Your fire risk assessment must be constantly reviewed, updating and revising it where necessary.
To try and make the process of a risk assessment as simple as possible, our specialists have compiled a handy checklist. In line with all Government guidance and legal regulations, it should help you conduct a fire risk assessment in premises which include sleeping accommodation.
#1 What are the fire hazards within your sleeping accommodation?
- Make a note of anything within your sleeping accommodation which could start a fire (such as lamps, hair appliances, kitchen equipment).
- Make a note of anything within your sleeping accommodation which could burn (such as bedding, curtains, furniture).
#2 Who is at risk within your sleeping accommodation?
- Make a note of anyone who could be at risk within your sleeping accommodation, particularly those who may be more vulnerable in an emergency.
#3 How will you keep people safe within your sleeping accommodation?
- Ensure fuel and heat sources are kept apart.
- Assess the risk to staff, guests and visitors.
- Make a note of anything which could be used to start a fire deliberately.
- Ensure appliances are tested and maintained (such as kettles, toasters, hairdryers).
- Install appropriate fire detection and warning equipment.
- Appoint someone who will be responsible for calling the local Fire and Rescue service.
- Install appropriate fire-fighting equipment.
- Make sure there are adequate fire escape routes from all bedrooms and communal areas.
- Make sure escape routes are obvious, signed and illuminated.
- Ensure all fire safety equipment is in full working order and regularly maintained.
- Make sure measures are in place to inform everyone who works or sleeps within your environment of what to do and how to use fire safety equipment.
#4 Record, plan and train
- Remove or reduce each fire risk as far as is possible.
- Make a note of what has been done to remove or reduce these risks.
- If there are risks which can’t be removed, make a note of how you plan to deal with these risks.
- Plan a timeframe for carrying out all necessary fire safety improvements.
- Inform your hotel/hostel etc. staff, and any guests and visitors, of what to do in an emergency.
- Regularly practice a fire drill and record the results.
- Ensure all your hotel/hostel etc. staff know how to use fire extinguishers.
- Make sure all fire safety information – including emergency plans and escape routes – is made available to guests and visitors.

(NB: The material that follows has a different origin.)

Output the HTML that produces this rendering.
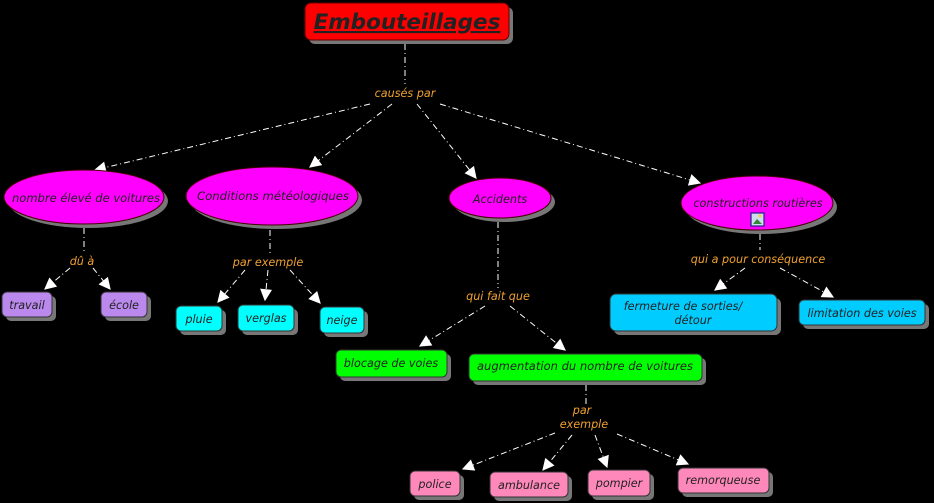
<!DOCTYPE html>
<html><head><meta charset="utf-8"><style>
html,body{margin:0;padding:0;background:#000;overflow:hidden;width:934px;height:503px;}
svg{display:block;}
svg text{font-family:"DejaVu Sans","Liberation Sans",sans-serif;font-style:italic;font-size:11.2px;}
.l{fill:#f0a030;}
.n{fill:#222;}
.c{stroke:#fff;stroke-width:1;stroke-dasharray:6,3,1,3;fill:none;}
</style></head><body>
<svg width="934" height="503" viewBox="0 0 934 503" xmlns="http://www.w3.org/2000/svg">
<defs>
<marker id="a" viewBox="0 0 10 10" refX="9" refY="5" markerWidth="14" markerHeight="12" markerUnits="userSpaceOnUse" orient="auto"><path d="M0,0 L10,5 L0,10 z" fill="#fff"/></marker>
</defs>
<g class="c">
<line x1="405" y1="44" x2="405" y2="84"/>
<line x1="370" y1="104" x2="95" y2="170" marker-end="url(#a)"/>
<line x1="392" y1="104" x2="310" y2="167" marker-end="url(#a)"/>
<line x1="417" y1="104" x2="476" y2="178" marker-end="url(#a)"/>
<line x1="440" y1="104" x2="700" y2="183" marker-end="url(#a)"/>
<line x1="84" y1="228" x2="84" y2="252"/>
<line x1="70" y1="268" x2="45" y2="289" marker-end="url(#a)"/>
<line x1="93" y1="268" x2="110" y2="289" marker-end="url(#a)"/>
<line x1="270" y1="230" x2="270" y2="254"/>
<line x1="245" y1="270" x2="218" y2="302" marker-end="url(#a)"/>
<line x1="268" y1="270" x2="265" y2="300" marker-end="url(#a)"/>
<line x1="290" y1="270" x2="320" y2="303" marker-end="url(#a)"/>
<line x1="498" y1="222" x2="498" y2="288"/>
<line x1="485" y1="306" x2="420" y2="346" marker-end="url(#a)"/>
<line x1="510" y1="306" x2="565" y2="350" marker-end="url(#a)"/>
<line x1="760" y1="234" x2="760" y2="250"/>
<line x1="745" y1="268" x2="715" y2="290" marker-end="url(#a)"/>
<line x1="780" y1="268" x2="833" y2="297" marker-end="url(#a)"/>
<line x1="586" y1="385" x2="586" y2="404"/>
<line x1="555" y1="433" x2="463" y2="469" marker-end="url(#a)"/>
<line x1="572" y1="435" x2="543" y2="470" marker-end="url(#a)"/>
<line x1="595" y1="435" x2="607" y2="467" marker-end="url(#a)"/>
<line x1="617" y1="434" x2="688" y2="464" marker-end="url(#a)"/>
</g>
<rect x="309" y="7" width="204" height="37" rx="6" fill="#777"/>
<rect x="305" y="3" width="204" height="37" rx="6" fill="#ff0000" stroke="#600" stroke-width="1"/>
<text x="407" y="29" text-anchor="middle" style="font-size:21.5px;font-weight:bold;text-decoration:underline;fill:#222">Embouteillages</text>
<text class="l" x="405" y="97" text-anchor="middle">causés par</text>
<text class="l" x="82" y="265" text-anchor="middle">dû à</text>
<text class="l" x="268" y="266" text-anchor="middle">par exemple</text>
<text class="l" x="498" y="300" text-anchor="middle">qui fait que</text>
<text class="l" x="758" y="263" text-anchor="middle">qui a pour conséquence</text>
<text class="l" x="582" y="414" text-anchor="middle">par</text>
<text class="l" x="584" y="428" text-anchor="middle">exemple</text>
<g stroke="#400" stroke-width="1">
<ellipse cx="88" cy="201" rx="80" ry="27" fill="#777" stroke="none"/>
<ellipse cx="84" cy="197" rx="80" ry="27" fill="#ff00ff"/>
<ellipse cx="276" cy="200" rx="86" ry="29" fill="#777" stroke="none"/>
<ellipse cx="272" cy="196" rx="86" ry="29" fill="#ff00ff"/>
<ellipse cx="504" cy="202" rx="51" ry="20" fill="#777" stroke="none"/>
<ellipse cx="500" cy="198" rx="51" ry="20" fill="#ff00ff"/>
<ellipse cx="761" cy="207" rx="76" ry="27" fill="#777" stroke="none"/>
<ellipse cx="757" cy="203" rx="76" ry="27" fill="#ff00ff"/>
</g>
<text class="n" x="86" y="202" text-anchor="middle" textLength="148" lengthAdjust="spacingAndGlyphs">nombre élevé de voitures</text>
<text class="n" x="273" y="200" text-anchor="middle" textLength="152" lengthAdjust="spacingAndGlyphs">Conditions météologiques</text>
<text class="n" x="500" y="203" text-anchor="middle">Accidents</text>
<text class="n" x="758" y="207" text-anchor="middle">constructions routières</text>
<rect x="751" y="213" width="13" height="13" fill="#cde" stroke="#228" stroke-width="1.2"/>
<path d="M753,224 L757,219 L762,224 z" fill="#383"/>
<circle cx="760" cy="216" r="1.5" fill="#fc3"/>
<g stroke="#333" stroke-width="1">
<g fill="#777" stroke="none">
<rect x="6" y="296" width="50" height="25" rx="5"/>
<rect x="105" y="296" width="46" height="25" rx="5"/>
<rect x="180" y="310" width="46" height="25" rx="5"/>
<rect x="242" y="309" width="56" height="26" rx="5"/>
<rect x="324" y="311" width="44" height="26" rx="5"/>
<rect x="340" y="354" width="111" height="27" rx="5"/>
<rect x="473" y="358" width="233" height="27" rx="5"/>
<rect x="614" y="298" width="167" height="37" rx="6"/>
<rect x="803" y="304" width="126" height="25" rx="5"/>
<rect x="414" y="475" width="50" height="25" rx="5"/>
<rect x="494" y="476" width="78" height="25" rx="5"/>
<rect x="592" y="474" width="62" height="26" rx="5"/>
<rect x="682" y="472" width="91" height="25" rx="5"/>
</g>
<rect x="2" y="292" width="50" height="25" rx="5" fill="#bb88ee"/>
<rect x="101" y="292" width="46" height="25" rx="5" fill="#bb88ee"/>
<rect x="176" y="306" width="46" height="25" rx="5" fill="#00ffff"/>
<rect x="238" y="305" width="56" height="26" rx="5" fill="#00ffff"/>
<rect x="320" y="307" width="44" height="26" rx="5" fill="#00ffff"/>
<rect x="336" y="350" width="111" height="27" rx="5" fill="#00ff00"/>
<rect x="469" y="354" width="233" height="27" rx="5" fill="#00ff00"/>
<rect x="610" y="294" width="167" height="37" rx="6" fill="#00ccff"/>
<rect x="799" y="300" width="126" height="25" rx="5" fill="#00ccff"/>
<rect x="410" y="471" width="50" height="25" rx="5" fill="#ff88bb"/>
<rect x="490" y="472" width="78" height="25" rx="5" fill="#ff88bb"/>
<rect x="588" y="470" width="62" height="26" rx="5" fill="#ff88bb"/>
<rect x="678" y="468" width="91" height="25" rx="5" fill="#ff88bb"/>
</g>
<g class="n" text-anchor="middle">
<text x="27" y="309">travail</text>
<text x="124" y="309">école</text>
<text x="199" y="323">pluie</text>
<text x="266" y="322">verglas</text>
<text x="342" y="324">neige</text>
<text x="391" y="367">blocage de voies</text>
<text x="585" y="370" textLength="216" lengthAdjust="spacingAndGlyphs">augmentation du nombre de voitures</text>
<text x="683" y="310">fermeture de sorties/</text>
<text x="693" y="324">détour</text>
<text x="862" y="317">limitation des voies</text>
<text x="435" y="488">police</text>
<text x="529" y="489">ambulance</text>
<text x="619" y="487">pompier</text>
<text x="723" y="484">remorqueuse</text>
</g>
</svg>
</body></html>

This should be in the form of obvious notices and signs within bedrooms and communal areas.
- Inform your guests and visitors upon arrival of what to do if they discover a fire.
#5 Review and maintain your plan
- If you make any exterior or interior changes to your sleeping accommodation, your plan must be reviewed.
- If there has been, or almost been, a fire within your sleeping accommodation, your plan must be reviewed.
- If work processes are changed or updated, your plan must be reviewed.
- After each fire drill, the results should be recorded and your plan updated.